Dr. Catherine Nichols Special to the Arizona Daily Star
The following is the opinion and analysis of the writer:
As an organization committed to electing pro-choice women to office, Arizona List has been working for two decades to elect women to public office in order to support reproductive rights. When Roe was overturned, we knew we needed to move this into a constitutional right in the state of Arizona. Arizona List members were committed to support the Arizona for Abortion Access Act. We know that voting YES on Proposition 139 in November will make Arizona a safer place for women and girls and their health care needs.

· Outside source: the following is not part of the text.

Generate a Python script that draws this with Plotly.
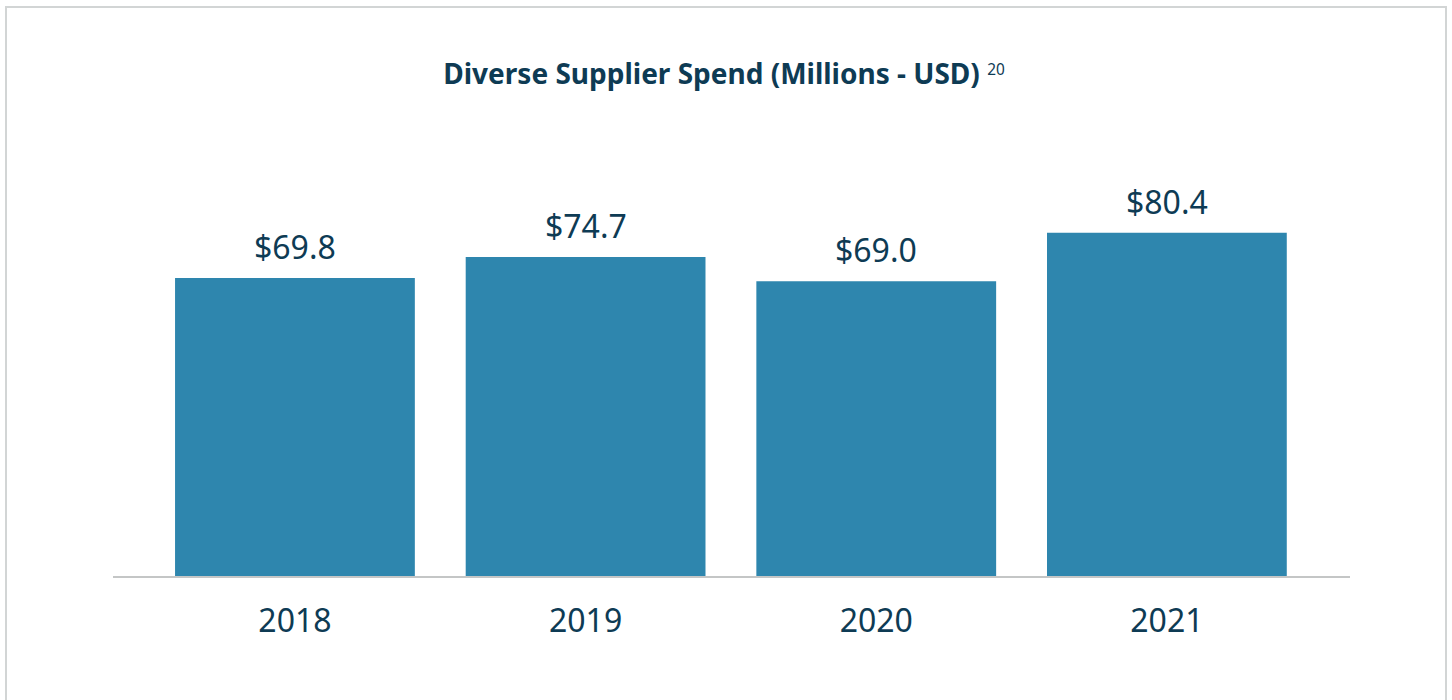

Why is Arizona List an anchor partner of the Arizona for Abortion Access coalition? Because this coalition includes organizations that defend rights like the ACLU; it includes medical personnel including doctors and nurses; and it includes community leaders from all political parties. The team at Arizona List has been working hard on this citizen’s initiative for over a year because everyone deserves the freedom to make their own healthcare decisions. We want medical professionals involved in these private decisions, not politicians with agendas.
I have worked with three other initiatives in the state of Arizona. All three worked to broaden health care in the state. And Arizonans were generous. Every initiative passed overwhelmingly. Arizonans voted yes to expand health care for the working poor (twice) and last election they voted to eliminate medical debt. When I started circulating petitions for this initiative, I heard it again and again. Arizonans across the political spectrum are generous people. They share a strong commitment to individual rights to decide when and how to start a family.

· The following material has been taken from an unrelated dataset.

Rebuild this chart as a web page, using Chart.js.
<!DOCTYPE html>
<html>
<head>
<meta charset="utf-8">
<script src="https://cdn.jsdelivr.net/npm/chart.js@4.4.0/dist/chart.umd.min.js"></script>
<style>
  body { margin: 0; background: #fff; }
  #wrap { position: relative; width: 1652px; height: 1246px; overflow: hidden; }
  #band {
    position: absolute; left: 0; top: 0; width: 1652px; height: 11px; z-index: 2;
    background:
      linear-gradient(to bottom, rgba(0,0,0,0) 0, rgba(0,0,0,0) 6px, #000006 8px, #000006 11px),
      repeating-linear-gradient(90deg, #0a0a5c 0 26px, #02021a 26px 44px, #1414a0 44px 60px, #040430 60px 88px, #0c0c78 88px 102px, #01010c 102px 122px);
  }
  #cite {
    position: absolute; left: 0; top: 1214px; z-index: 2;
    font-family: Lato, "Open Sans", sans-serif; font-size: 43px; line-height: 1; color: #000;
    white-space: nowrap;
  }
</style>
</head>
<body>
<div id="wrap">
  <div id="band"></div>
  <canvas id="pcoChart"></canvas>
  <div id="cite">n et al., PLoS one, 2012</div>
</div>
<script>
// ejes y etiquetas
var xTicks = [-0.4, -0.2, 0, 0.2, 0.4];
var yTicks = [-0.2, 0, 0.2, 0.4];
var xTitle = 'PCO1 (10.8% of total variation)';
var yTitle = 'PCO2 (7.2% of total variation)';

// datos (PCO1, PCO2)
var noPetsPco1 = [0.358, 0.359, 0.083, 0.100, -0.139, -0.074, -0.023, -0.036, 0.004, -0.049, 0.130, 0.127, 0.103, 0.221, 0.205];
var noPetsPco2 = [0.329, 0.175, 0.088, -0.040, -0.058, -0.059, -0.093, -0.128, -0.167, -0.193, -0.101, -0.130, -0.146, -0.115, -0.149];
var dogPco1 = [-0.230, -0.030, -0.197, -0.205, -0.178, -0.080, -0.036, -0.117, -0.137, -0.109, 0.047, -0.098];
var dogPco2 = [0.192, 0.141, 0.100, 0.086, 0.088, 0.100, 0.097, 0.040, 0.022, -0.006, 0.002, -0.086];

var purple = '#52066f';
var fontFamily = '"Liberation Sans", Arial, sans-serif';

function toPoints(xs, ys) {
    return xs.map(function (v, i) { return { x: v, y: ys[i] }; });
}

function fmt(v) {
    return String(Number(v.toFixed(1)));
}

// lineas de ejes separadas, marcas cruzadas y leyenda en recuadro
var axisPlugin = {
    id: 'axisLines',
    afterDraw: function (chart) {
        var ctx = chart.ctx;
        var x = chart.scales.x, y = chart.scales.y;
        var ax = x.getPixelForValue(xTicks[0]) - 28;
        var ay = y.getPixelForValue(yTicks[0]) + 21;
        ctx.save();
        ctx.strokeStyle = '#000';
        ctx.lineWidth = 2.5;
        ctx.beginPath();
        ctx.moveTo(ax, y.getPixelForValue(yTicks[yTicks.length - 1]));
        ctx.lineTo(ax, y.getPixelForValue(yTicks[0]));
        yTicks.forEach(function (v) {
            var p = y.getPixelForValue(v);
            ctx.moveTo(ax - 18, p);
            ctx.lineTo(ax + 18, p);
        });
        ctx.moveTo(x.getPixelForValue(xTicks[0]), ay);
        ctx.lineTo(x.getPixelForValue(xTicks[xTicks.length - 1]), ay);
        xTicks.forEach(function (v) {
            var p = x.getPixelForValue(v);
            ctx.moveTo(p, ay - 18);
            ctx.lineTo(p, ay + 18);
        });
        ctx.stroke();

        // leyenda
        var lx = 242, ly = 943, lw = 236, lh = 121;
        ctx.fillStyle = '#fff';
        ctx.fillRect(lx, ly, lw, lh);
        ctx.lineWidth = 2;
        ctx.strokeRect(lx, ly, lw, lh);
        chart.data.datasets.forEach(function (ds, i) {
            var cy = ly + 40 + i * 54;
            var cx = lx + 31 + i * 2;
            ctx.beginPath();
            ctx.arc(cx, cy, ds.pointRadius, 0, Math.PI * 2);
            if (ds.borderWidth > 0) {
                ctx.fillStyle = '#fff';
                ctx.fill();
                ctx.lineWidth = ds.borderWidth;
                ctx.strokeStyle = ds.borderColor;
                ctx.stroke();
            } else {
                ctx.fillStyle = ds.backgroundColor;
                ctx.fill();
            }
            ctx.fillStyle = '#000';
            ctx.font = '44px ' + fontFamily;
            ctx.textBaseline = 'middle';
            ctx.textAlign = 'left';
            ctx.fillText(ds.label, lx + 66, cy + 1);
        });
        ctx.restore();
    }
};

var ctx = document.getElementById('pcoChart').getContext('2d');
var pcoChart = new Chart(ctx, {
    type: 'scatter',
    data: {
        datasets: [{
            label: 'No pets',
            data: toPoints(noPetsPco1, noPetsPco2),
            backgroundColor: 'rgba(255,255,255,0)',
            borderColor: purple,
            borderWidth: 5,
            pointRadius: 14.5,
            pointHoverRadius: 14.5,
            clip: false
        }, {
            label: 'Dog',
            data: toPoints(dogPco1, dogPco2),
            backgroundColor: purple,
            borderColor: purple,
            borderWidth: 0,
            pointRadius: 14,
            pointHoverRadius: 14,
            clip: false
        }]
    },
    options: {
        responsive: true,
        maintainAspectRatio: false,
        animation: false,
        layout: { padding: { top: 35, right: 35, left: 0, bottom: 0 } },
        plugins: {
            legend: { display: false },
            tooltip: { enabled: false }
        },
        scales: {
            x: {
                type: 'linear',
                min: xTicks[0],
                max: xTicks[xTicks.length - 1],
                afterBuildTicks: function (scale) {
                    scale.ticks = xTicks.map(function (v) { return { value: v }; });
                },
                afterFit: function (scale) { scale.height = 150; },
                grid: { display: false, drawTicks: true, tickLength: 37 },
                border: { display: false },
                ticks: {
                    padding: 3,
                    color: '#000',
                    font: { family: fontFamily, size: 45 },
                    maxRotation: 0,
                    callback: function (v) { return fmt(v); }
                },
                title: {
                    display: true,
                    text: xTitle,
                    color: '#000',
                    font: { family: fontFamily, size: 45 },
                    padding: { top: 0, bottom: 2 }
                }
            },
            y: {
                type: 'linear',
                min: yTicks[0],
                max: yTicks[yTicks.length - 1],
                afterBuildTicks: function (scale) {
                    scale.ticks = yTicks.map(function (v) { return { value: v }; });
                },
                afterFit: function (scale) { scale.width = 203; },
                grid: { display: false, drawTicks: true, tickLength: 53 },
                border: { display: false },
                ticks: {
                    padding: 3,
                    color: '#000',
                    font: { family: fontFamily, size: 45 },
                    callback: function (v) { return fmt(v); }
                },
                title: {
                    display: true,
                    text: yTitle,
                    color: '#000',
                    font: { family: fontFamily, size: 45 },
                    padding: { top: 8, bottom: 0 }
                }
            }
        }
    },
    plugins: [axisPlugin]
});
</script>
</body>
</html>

Our citizen initiative process gives Arizonans real power. It is a fundamental part of our healthy democracy. I wrote my dissertation on how we used it before. And I experienced it first-hand this year. Thousands of volunteers came through our doors across Tucson, Phoenix, Yuma and Flagstaff to pick up petitions, talk to their neighbors, and engage with voters on this issue. They drove up from Santa Cruz, down from Yavapai and across from Cochise just to sign petitions at our office. Together with coalition partners, we collected more signatures than any other citizen initiative ballot measure in Arizona history — almost a fifth of the voters in the entire state participated. People of Arizona want to stop playing politics with our healthcare, our freedom, and our rights.
Voting yes on the Arizona for Abortion Access Act protects Arizonans, especially those suffering from pregnancy complications and survivors of violence, from the extreme bans we have on the books now. It allows everyone to have equal rights to make health care decisions. It is time. Join all of us at Arizona List and vote yes on the Arizona for Abortion Access Act.